Party B hereby irrevocably grants Party A an irrevocable exclusive right to purchase in person or designate one person or several persons (hereinafter referred to as the “Designee(s)”) to purchase the whole or the portion of the equity in Party C held by Party B at any time following the steps determined at the Party A’s discretion and at the price prescribed in Article 1.3 of this Agreement to the extent permitted by the laws of the People’s Republic of China (hereinafter referred to as “PRC”) (the “Stock Option”). Except for Party A and the Designee(s), any third party shall not be entitled to the Stock Option. Party C hereby agrees that Party B shall grant Party A the Stock Option.
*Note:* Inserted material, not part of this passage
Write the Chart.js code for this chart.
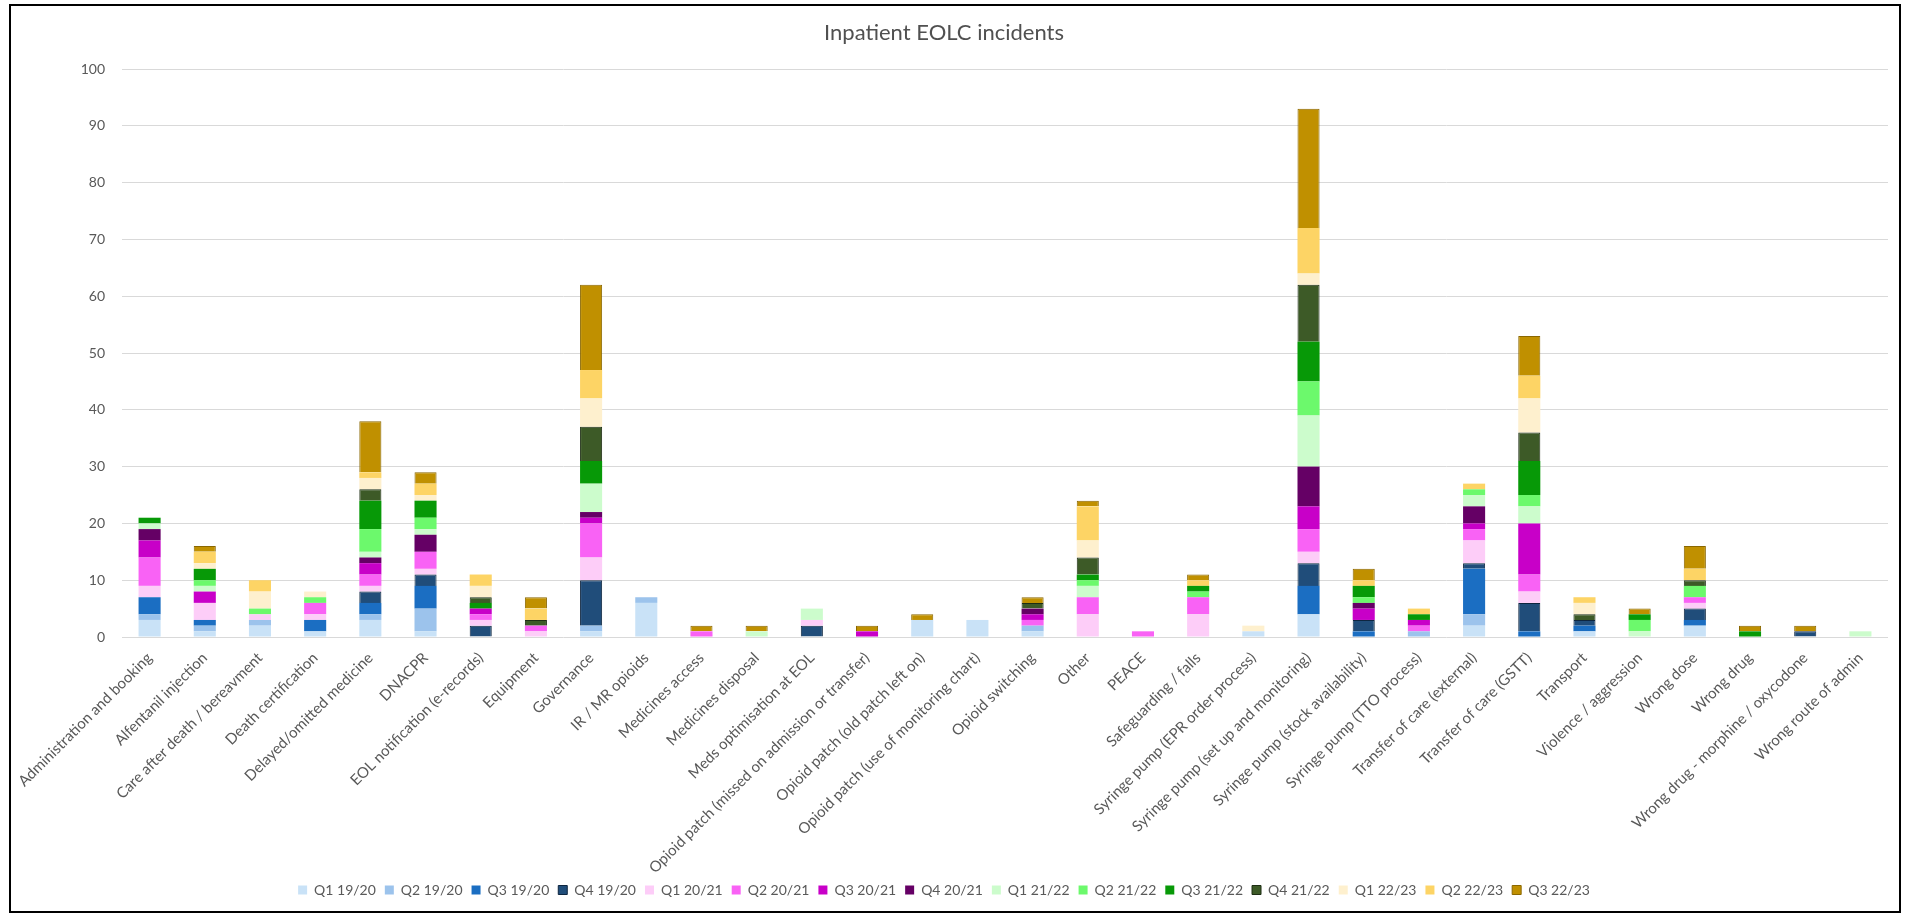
<!DOCTYPE html>
<html><head><meta charset="utf-8">
<script src="https://cdn.jsdelivr.net/npm/chart.js@4.4.1/dist/chart.umd.min.js"></script>
<style>
html,body{margin:0;padding:0;background:#fff;overflow:hidden}
#wrap{position:absolute;left:0;top:0;width:1905px;height:913px}
#frame{position:absolute;left:9px;top:4px;width:1888px;height:905px;border:2px solid #000;pointer-events:none}
</style></head><body>
<div id="wrap"><canvas id="c" width="1905" height="913"></canvas></div>
<div id="frame"></div>
<script>
const categories = ["Administration and booking","Alfentanil injection","Care after death / bereavment","Death certification","Delayed/omitted medicine","DNACPR","EOL notification (e-records)","Equipment","Governance","IR / MR opioids","Medicines access","Medicines disposal","Meds optimisation at EOL","Opioid patch (missed on admission or transfer)","Opioid patch (old patch left on)","Opioid patch (use of monitoring chart)","Opioid switching","Other","PEACE","Safeguarding / falls","Syringe pump (EPR order process)","Syringe pump (set up and monitoring)","Syringe pump (stock availability)","Syringe pump (TTO process)","Transfer of care (external)","Transfer of care (GSTT)","Transport","Violence / aggression","Wrong dose","Wrong drug","Wrong drug - morphine / oxycodone","Wrong route of admin"];

const seriesNames = ["Q1 19/20","Q2 19/20","Q3 19/20","Q4 19/20","Q1 20/21","Q2 20/21","Q3 20/21","Q4 20/21","Q1 21/22","Q2 21/22","Q3 21/22","Q4 21/22","Q1 22/23","Q2 22/23","Q3 22/23"];

const q1_1920 = [3,1,2,1,3,1,0,0,1,6,0,0,0,0,3,3,1,0,0,0,1,4,0,0,2,0,1,0,2,0,0,0];
const q2_1920 = [1,1,1,0,1,4,0,0,1,1,0,0,0,0,0,0,1,0,0,0,0,0,0,1,2,0,0,0,0,0,0,0];
const q3_1920 = [3,1,0,2,2,4,0,0,0,0,0,0,0,0,0,0,0,0,0,0,0,5,1,0,8,1,1,0,1,0,0,0];
const q4_1920 = [0,0,0,0,2,2,2,0,8,0,0,0,2,0,0,0,0,0,0,0,0,4,2,0,1,5,1,0,2,0,1,0];
const q1_2021 = [2,3,1,1,1,1,1,1,4,0,0,0,1,0,0,0,0,4,0,4,0,2,0,0,4,2,0,0,1,0,0,0];
const q2_2021 = [5,0,0,2,2,3,1,1,6,0,1,0,0,0,0,0,1,3,1,3,0,4,0,1,2,3,0,0,1,0,0,0];
const q3_2021 = [3,2,0,0,2,0,1,0,1,0,0,0,0,1,0,0,1,0,0,0,0,4,2,1,1,9,0,0,0,0,0,0];
const q4_2021 = [2,0,0,0,1,3,0,0,1,0,0,0,0,0,0,0,1,0,0,0,0,7,1,0,3,0,0,0,0,0,0,0];
const q1_2122 = [1,1,0,0,1,1,0,0,5,0,0,1,2,0,0,0,0,2,0,0,0,9,0,0,2,3,0,1,0,0,0,1];
const q2_2122 = [0,1,1,1,4,2,0,0,0,0,0,0,0,0,0,0,0,1,0,1,0,6,1,0,1,2,0,2,2,0,0,0];
const q3_2122 = [1,2,0,0,5,3,1,0,4,0,0,0,0,0,0,0,0,1,0,1,0,7,2,1,0,6,0,1,0,1,0,0];
const q4_2122 = [0,0,0,0,2,0,1,1,6,0,0,0,0,0,0,0,1,3,0,0,0,10,0,0,0,5,1,0,1,0,0,0];
const q1_2223 = [0,1,3,1,2,1,2,0,5,0,0,0,0,0,0,0,0,3,0,0,1,2,0,0,0,6,2,0,0,0,0,0];
const q2_2223 = [0,2,2,0,1,2,2,2,5,0,0,0,0,0,0,0,0,6,0,1,0,8,1,1,1,4,1,0,2,0,0,0];
const q3_2223 = [0,1,0,0,9,2,0,2,15,0,1,1,0,1,1,0,1,1,0,1,0,21,2,0,0,7,0,1,4,1,1,0];

const yTicks = [0,10,20,30,40,50,60,70,80,90,100];

const seriesValues = [q1_1920,q2_1920,q3_1920,q4_1920,q1_2021,q2_2021,q3_2021,q4_2021,q1_2122,q2_2122,q3_2122,q4_2122,q1_2223,q2_2223,q3_2223];
const colors = ["#C9E2F7","#9CC3EC","#1B6EC2","#204D7A","#FDCDF8","#F962F5","#C800C8","#650065","#CCFCCC","#6CF96C","#079907","#3D5A27","#FEF0CE","#FDD465","#C09000"];
const borders = [null,null,null,"#0E2640",null,null,null,null,null,null,null,"#1E2E14",null,null,"#8A6700"];

const datasets = seriesNames.map((n,i)=>({
  label:n,
  data: seriesValues[i].map(v=> v===0?null:v),
  backgroundColor: colors[i],
  borderColor: borders[i] || colors[i],
  borderWidth: borders[i] ? 1 : 0,
  barPercentage: 0.4,
  categoryPercentage: 1.0
}));

const FONT = "Lato, 'Open Sans', sans-serif";
new Chart(document.getElementById('c'), {
  type:'bar',
  data:{labels:categories, datasets},
  options:{
    responsive:false, animation:false, devicePixelRatio:1,
    layout:{padding:{top:0,right:17,bottom:6,left:0}},
    plugins:{
      title:{display:true,text:"Inpatient EOLC incidents",color:"#505050",
        font:{family:FONT,size:22,weight:'normal'},padding:{top:20,bottom:22.6}},
      legend:{position:'bottom',
        labels:{boxWidth:9,boxHeight:9,padding:9,color:"#595959",font:{family:FONT,size:14}}},
      tooltip:{enabled:false}
    },
    scales:{
      x:{stacked:true,grid:{display:false},border:{display:false},
        ticks:{autoSkip:false,maxRotation:45,minRotation:45,color:"#595959",font:{family:FONT,size:15},padding:4},
        afterFit:s=>{s.height=237;}},
      y:{stacked:true,min:0,max:100,
        afterBuildTicks:s=>{s.ticks=yTicks.map(v=>({value:v}));},
        grid:{color:"#D9D9D9",drawTicks:false},border:{display:false},
        ticks:{color:"#595959",font:{family:FONT,size:14},padding:17},
        afterFit:s=>{s.width=122;}}
    }
  }
});
</script>
</body></html>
The term “person” as referred to in this paragraph and this Agreement means individual, company, joint venture, partnership, enterprise, trusts or non-incorporate organizations.

 

  1.2 Steps of Exercise of Stock Option

Party A’s exercise of the Stock Option shall comply with the laws and regulations of the PRC. And Party A shall issue a notice to Party B (the notice hereinafter referred to as the “Notice of Purchase”) which shall specify:

 

  (a) Party A’s decision to exercise the Stock Option;

 

  (b) The number of shares to be purchased from Party B (hereinafter referred to as the “Option Stock”);

 

  (c) The purchase date / the equity transfer date.

 

  1.3 Purchase Price

The purchase price of the Option Stock (hereinafter referred to as the “Purchase Price”) shall be equal to the Party B’s actual capital contribution made by Party B for subscribing the equity unless evaluation is required subject to the law.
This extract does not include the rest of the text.